5.   Heavy optimization of paid user acquisitions.  No discussion of the effects that changes to virality have had on social apps over the last year-plus would be complete without analyzing how it has affected advertising.  Before the viral changes of the past year, many apps experienced high viral acquisition K-Factors, or ‘influence scores’ for extended periods of time, viral acquisition lift from ad campaigns were frequently 40% or higher, and the cost of acquiring new users was measured in pennies and nickels rather than dimes and dollars.  Running a successful ad campaign on Facebook was relatively simple and guaranteed.  Today, the picture is very different, and not nearly as easy going.  Simply tracking Impressions, Clicks, CTRs, Installs and Install Conversions is no longer sufficient.  Instead, businesses must adopt more analytical approaches to their user acquisition programs, performing deep cohort and segment analysis of user behavior.  They must dig deep to discover which player segments experience the best retention, exhibit the best virality, and demonstrate the highest ARPU.  The successful marketer and developer will ask, for each segment of users who saw a particular type and combination of ad in a given timeframe, what percentage made it through the game’s tutorial?  What percentage bought in-game currency?  What percentage came back the day after they installed?  What percentage were back a week after install?  What is the ARPU of these users per day?  How many viral installs did these users drive?  Savvy developers are answering these questions with unprecedented precision, in near real-time, and marketers who rely on old style viral user acquisition and broad-based, inaccurate ad campaigns are having their lunches eaten as a result.

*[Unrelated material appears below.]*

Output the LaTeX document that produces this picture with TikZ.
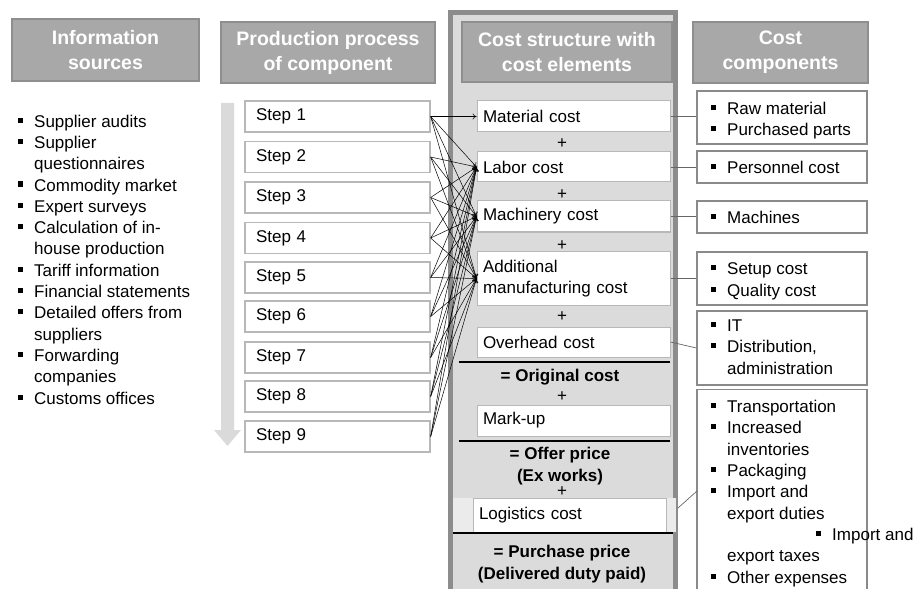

Virality is still an essential component in the design of successful social games today.  Far from abandoning the fundamental viral messaging approach, successful apps have streamlined their methods, resulting in more efficient, infrequent, targeted messages. These messages, however, are no longer conduits for mass user acquisition, but are now a means of retaining users and swaying patterns of engagement. As Facebook’s user-base has matured, social gaming and apps have been compelled to fine-tune their viral techniques.

The recent swing from viral growth to viral engagement and retention has killed off many weaker developers who were slow to adapt, but those that have survived are stronger for it. With unprecedented data optimization and user analysis, superior social gaming companies are making the most of their market.